Synthesis of high-performance arsenic-specific adsorption microspheres using iron-magnesium modified chitosan

Chitosan (CS) is widely recognized for its excellent gelling properties; however, its application in heavy metal removal is often limited by the scarcity of active adsorption sites. In this study, CS was employed as a matrix material to fabricate gel beads (Fe/Mg-CS) through cross-linking with Fe³⁺ and Mg²⁺ thereby enhancing its adsorption capacity for As(V). The Fe/Mg-CS adsorbent was thoroughly characterized, and its adsorption performance was evaluated under optimized conditions.
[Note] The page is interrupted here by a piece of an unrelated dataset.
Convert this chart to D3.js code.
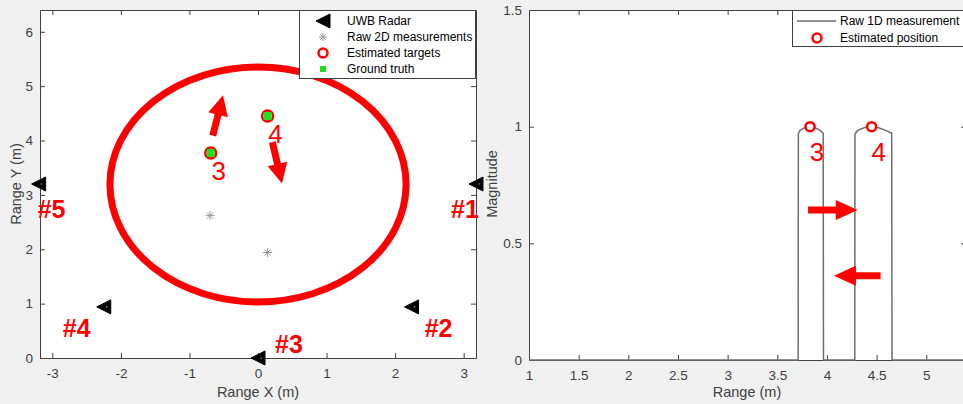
<!DOCTYPE html>
<html lang="en">
<head>
<meta charset="UTF-8">
<title>UWB radar tracking</title>
<script src="https://d3js.org/d3.v7.min.js"></script>
<style>
  body { margin: 0; background: #f0f0f0; font-family: "Liberation Sans", Arial, sans-serif; }
  .tick text { fill: #404040; font-size: 13.5px; font-family: "Liberation Sans", Arial, sans-serif; }
  .axis-label { fill: #404040; font-size: 14.5px; }
  .legend text { font-size: 12px; fill: #000; }
</style>
</head>
<body>
<div id="chart"></div>
<script>
// ---- left plot data (2D scene) ----
const radarNames = ["#1", "#2", "#3", "#4", "#5"];
const radarX = [3.18, 2.24, 0, -2.25, -3.2];
const radarY = [3.2, 0.94, 0, 0.94, 3.2];

const targetNames = ["3", "4"];
const estX = [-0.69, 0.14];
const estY = [3.77, 4.45];
const truthX = [-0.69, 0.14];
const truthY = [3.77, 4.45];
const raw2dX = [-0.7, 0.14];
const raw2dY = [2.62, 1.94];

const zoneCenter = [0, 3.19];
const zoneRadius = 2.16;

// motion arrows in data units: [x0, y0, x1, y1]
const arrows2d = [[-0.66, 4.09, -0.51, 4.83], [0.21, 3.97, 0.35, 3.21]];

const xTicks2d = [-3, -2, -1, 0, 1, 2, 3];
const yTicks2d = [0, 1, 2, 3, 4, 5, 6];

// ---- right plot data (1D range profile) ----
const rangeVals = [1, 3.71, 3.712, 3.73, 3.78, 3.83, 3.88, 3.93, 3.962, 3.965,
                   4.28, 4.282, 4.31, 4.38, 4.45, 4.52, 4.59, 4.652, 4.655, 5.4];
const magVals   = [0, 0, 0.97, 0.985, 0.996, 1.0, 0.995, 0.985, 0.972, 0,
                   0, 0.97, 0.984, 0.996, 1.0, 0.995, 0.984, 0.972, 0, 0];
const estRange = [3.83, 4.45];
const estMag = [1.0, 1.0];
const arrows1d = [[3.81, 0.643, 4.31, 0.643], [4.54, 0.361, 4.07, 0.361]];

const xTicks1d = [1, 1.5, 2, 2.5, 3, 3.5, 4, 4.5, 5];
const yTicks1d = [0, 0.5, 1, 1.5];

const W = 963, H = 404;
const svg = d3.select("#chart").append("svg")
    .attr("width", W).attr("height", H);
svg.append("rect").attr("width", W).attr("height", H).attr("fill", "#f0f0f0");

const red = "#ff0000";
const axisCol = "#404040";

function arrowPath(x0, y0, x1, y1, shaft, headLen, headW) {
    const dx = x1 - x0, dy = y1 - y0;
    const len = Math.hypot(dx, dy);
    const ux = dx / len, uy = dy / len, nx = -uy, ny = ux;
    const bx = x1 - ux * headLen, by = y1 - uy * headLen;
    const p = [
        [x0 + nx * shaft / 2, y0 + ny * shaft / 2],
        [bx + nx * shaft / 2, by + ny * shaft / 2],
        [bx + nx * headW / 2, by + ny * headW / 2],
        [x1, y1],
        [bx - nx * headW / 2, by - ny * headW / 2],
        [bx - nx * shaft / 2, by - ny * shaft / 2],
        [x0 - nx * shaft / 2, y0 - ny * shaft / 2]
    ];
    return "M" + p.map(d => d.join(",")).join("L") + "Z";
}

function drawFrame(g, x, y, xt, yt) {
    const [x0, x1] = x.range(), [y0, y1] = y.range();
    g.append("rect").attr("x", x0).attr("y", y1)
        .attr("width", x1 - x0).attr("height", y0 - y1).attr("fill", "#fff");
    const ax = g.append("g").attr("transform", `translate(0,${y0})`)
        .call(d3.axisBottom(x).tickValues(xt).tickFormat(d => String(d)).tickSizeInner(-5).tickSizeOuter(0).tickPadding(10));
    const ay = g.append("g").attr("transform", `translate(${x0},0)`)
        .call(d3.axisLeft(y).tickValues(yt).tickFormat(d => String(d)).tickSizeInner(-5).tickSizeOuter(0).tickPadding(7));
    const at = g.append("g").attr("transform", `translate(0,${y1})`)
        .call(d3.axisTop(x).tickValues(xt).tickFormat("").tickSizeInner(-5).tickSizeOuter(0));
    const ar = g.append("g").attr("transform", `translate(${x1},0)`)
        .call(d3.axisRight(y).tickValues(yt).tickFormat("").tickSizeInner(-5).tickSizeOuter(0));
    [ax, ay, at, ar].forEach(a => {
        a.select(".domain").attr("stroke", axisCol);
        a.selectAll(".tick line").attr("stroke", axisCol);
    });
}

function starPath(s) {
    const r = s / 2;
    let p = "";
    for (let k = 0; k < 4; k++) {
        const a = k * Math.PI / 4;
        p += `M${-r * Math.cos(a)},${-r * Math.sin(a)}L${r * Math.cos(a)},${r * Math.sin(a)}`;
    }
    return p;
}

// ================= left plot =================
const xL = d3.scaleLinear().domain([-3.18, 3.18]).range([40, 476]);
const yL = d3.scaleLinear().domain([0, 6.4]).range([358, 10]);
const gL = svg.append("g");
drawFrame(gL, xL, yL, xTicks2d, yTicks2d);

// zone circle
gL.append("ellipse")
    .attr("cx", xL(zoneCenter[0])).attr("cy", yL(zoneCenter[1]))
    .attr("rx", xL(zoneRadius) - xL(0)).attr("ry", yL(0) - yL(zoneRadius))
    .attr("fill", "none").attr("stroke", red).attr("stroke-width", 7);

// raw 2D measurements (stars)
raw2dX.forEach((d, i) => {
    gL.append("path").attr("d", starPath(9))
        .attr("transform", `translate(${xL(d)},${yL(raw2dY[i])})`)
        .attr("stroke", "#999").attr("stroke-width", 1).attr("fill", "none");
});

// estimated targets + ground truth
estX.forEach((d, i) => {
    gL.append("circle").attr("cx", xL(d)).attr("cy", yL(estY[i])).attr("r", 5.5)
        .attr("fill", "#fff").attr("stroke", red).attr("stroke-width", 2.5);
    gL.append("rect").attr("x", xL(truthX[i]) - 4).attr("y", yL(truthY[i]) - 4)
        .attr("width", 8).attr("height", 8).attr("fill", "#1fe01f");
    gL.append("text").attr("x", xL(d) + 8).attr("y", yL(estY[i]) + 27)
        .attr("text-anchor", "middle").attr("fill", red)
        .attr("font-size", 26).text(targetNames[i]);
});

// arrows
arrows2d.forEach(a => {
    gL.append("path")
        .attr("d", arrowPath(xL(a[0]), yL(a[1]), xL(a[2]), yL(a[3]), 7, 20, 20))
        .attr("fill", red);
});

// radars
const tri = "M-7,0L7,-7L7,7Z";
const radarLabelOff = [[-11, 34], [27, 30], [31, -5], [-27, 30], [13, 34]];
radarX.forEach((d, i) => {
    gL.append("path").attr("d", tri)
        .attr("transform", `translate(${xL(d)},${yL(radarY[i])})`)
        .attr("fill", "#000").attr("stroke", "#000").attr("stroke-width", 1);
    gL.append("circle").attr("cx", xL(d) + 3).attr("cy", yL(radarY[i])).attr("r", 0.8).attr("fill", "#888");
    gL.append("text")
        .attr("x", xL(d) + radarLabelOff[i][0]).attr("y", yL(radarY[i]) + radarLabelOff[i][1])
        .attr("text-anchor", "middle").attr("fill", red)
        .attr("font-size", 25).attr("font-weight", "bold").text(radarNames[i]);
});

// axis labels
gL.append("text").attr("class", "axis-label").attr("x", 258).attr("y", 397)
    .attr("text-anchor", "middle").text("Range X (m)");
gL.append("text").attr("class", "axis-label")
    .attr("transform", "translate(21,184) rotate(-90)")
    .attr("text-anchor", "middle").text("Range Y (m)");

// legend
const lgL = gL.append("g").attr("class", "legend");
lgL.append("rect").attr("x", 299.5).attr("y", 10.5).attr("width", 176).attr("height", 68)
    .attr("fill", "#fff").attr("stroke", axisCol).attr("stroke-width", 1);
const legRows = [21, 37, 53, 69];
lgL.append("path").attr("d", tri).attr("transform", `translate(323,${legRows[0]})`)
    .attr("fill", "#000").attr("stroke", "#000");
lgL.append("path").attr("d", starPath(8)).attr("transform", `translate(323,${legRows[1]})`)
    .attr("stroke", "#999").attr("fill", "none");
lgL.append("circle").attr("cx", 323).attr("cy", legRows[2]).attr("r", 4.5)
    .attr("fill", "#fff").attr("stroke", red).attr("stroke-width", 2.5);
lgL.append("rect").attr("x", 320).attr("y", legRows[3] - 3).attr("width", 6).attr("height", 6)
    .attr("fill", "#1fe01f");
["UWB Radar", "Raw 2D measurements", "Estimated targets", "Ground truth"].forEach((t, i) => {
    lgL.append("text").attr("x", 347).attr("y", legRows[i] + 4).text(t);
});

// ================= right plot =================
const xR = d3.scaleLinear().domain([1, 5.4]).range([529, 966]);
const yR = d3.scaleLinear().domain([0, 1.5]).range([360, 10]);
const gR = svg.append("g");
drawFrame(gR, xR, yR, xTicks1d, yTicks1d);

const line = d3.line().x(d => xR(d[0])).y(d => yR(d[1]));
gR.append("path").datum(rangeVals.map((r, i) => [r, magVals[i]]))
    .attr("d", line).attr("fill", "none").attr("stroke", "#6e6e6e").attr("stroke-width", 1.5);

estRange.forEach((d, i) => {
    gR.append("circle").attr("cx", xR(d)).attr("cy", yR(estMag[i])).attr("r", 4.5)
        .attr("fill", "#fff").attr("stroke", red).attr("stroke-width", 2.5);
    gR.append("text").attr("x", xR(d) + 7).attr("y", yR(estMag[i]) + 34)
        .attr("text-anchor", "middle").attr("fill", red)
        .attr("font-size", 26).text(targetNames[i]);
});

arrows1d.forEach(a => {
    gR.append("path")
        .attr("d", arrowPath(xR(a[0]), yR(a[1]), xR(a[2]), yR(a[3]), 7, 22, 20))
        .attr("fill", red);
});

gR.append("text").attr("class", "axis-label").attr("x", 747).attr("y", 397)
    .attr("text-anchor", "middle").text("Range (m)");
gR.append("text").attr("class", "axis-label")
    .attr("transform", "translate(497,184) rotate(-90)")
    .attr("text-anchor", "middle").text("Magnitude");

const lgR = gR.append("g").attr("class", "legend");
lgR.append("rect").attr("x", 792.5).attr("y", 10.5).attr("width", 180).attr("height", 36)
    .attr("fill", "#fff").attr("stroke", axisCol).attr("stroke-width", 1);
lgR.append("line").attr("x1", 797).attr("x2", 836).attr("y1", 21).attr("y2", 21)
    .attr("stroke", "#6e6e6e").attr("stroke-width", 1.5);
lgR.append("circle").attr("cx", 817).attr("cy", 38).attr("r", 4.5)
    .attr("fill", "#fff").attr("stroke", red).attr("stroke-width", 2.5);
lgR.append("text").attr("x", 840).attr("y", 25).text("Raw 1D measurement");
lgR.append("text").attr("x", 840).attr("y", 42).text("Estimated position");
</script>
</body>
</html>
The optimal dosage of Fe/Mg-CS was determined to be 0.06 g/L, with effective adsorption observed within a pH range of 3–7. Kinetic analysis revealed that the adsorption process followed a pseudo-second-order model, suggesting that the adsorption mechanism primarily involves complexation reactions between hydroxyl groups and As(Ⅴ). Isotherm studies indicated that the Langmuir model provided the best fit, with a maximum adsorption capacity of 147.49 mg/g. Compared to conventional powdered adsorbents, Fe/Mg-CS offers several advantages, including straightforward synthesis, ease of recycling, and high efficiency. These properties make Fe/Mg-CS a promising candidate for the remediation of As(V)-contaminated groundwater, providing a sustainable and effective solution for future water purification applications.